LAWRENCE – While many volumes have been written on the decolonization of the British Empire in India and its partitions, creating in 1947 the bifurcated state of Pakistan and then in 1971 Bangladesh, the phenomenon has not been looked at through the lens of art and architecture.
It’s that project upon which Farhan Karim, University of Kansas assistant professor of architecture & design, has embarked. He is co-directing with Maristella Casciato, senior curator of architectural collections at the Getty Research Institute, and art historian Zirwat Chowdhury a three-year research project on the art and architectural history of South Asia under the aegis of and with funding from the institute.

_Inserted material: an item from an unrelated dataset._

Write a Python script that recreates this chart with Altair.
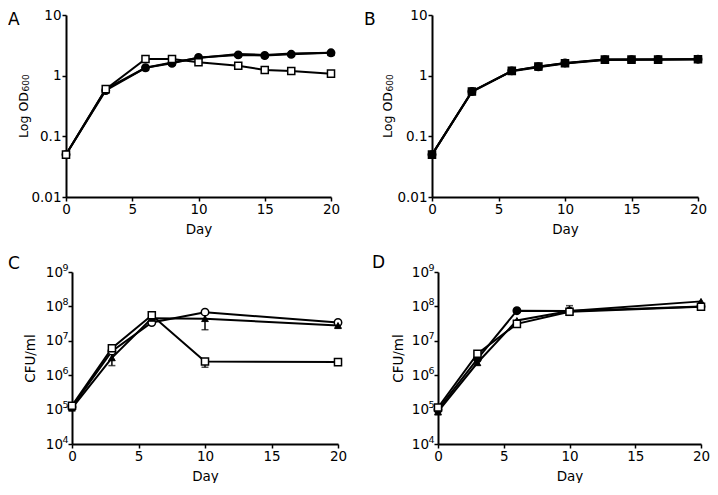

The first phase of the project, a workshop on “The Art and Architecture of Partition and Confederation: Pakistan 1933-1971,” was held at GRI in October. Fourteen scholars presented their work relating to the topic. The idea is to follow up over the next two years with a symposium on the topic and finally an edited volume of scholarship.
The Getty Research Institute is part of the Getty Center, comprising the J. Paul Getty Museum and other entities founded by the J. Paul Getty Trust, in Los Angeles.
In 2017, Karim received a Mellon-Volkswagen Fellowship to spend a year away from teaching, working on a book looking at the subject more strictly from an architectural-history angle. His departure was delayed, however, and he’s about to leave for Germany in December. He’ll be working at the Zentrum Moderner Orient (Center for Modern Oriental Studies) in Berlin.
The Getty project is different in that it adds art to the mix and seeks to broaden out the areas of inquiry by bringing in scholars who have studied what Karim called “histories of decolonization, partition and confederation in geographies outside Pakistan,” e.g., Israel/Palestine and East/West Germany.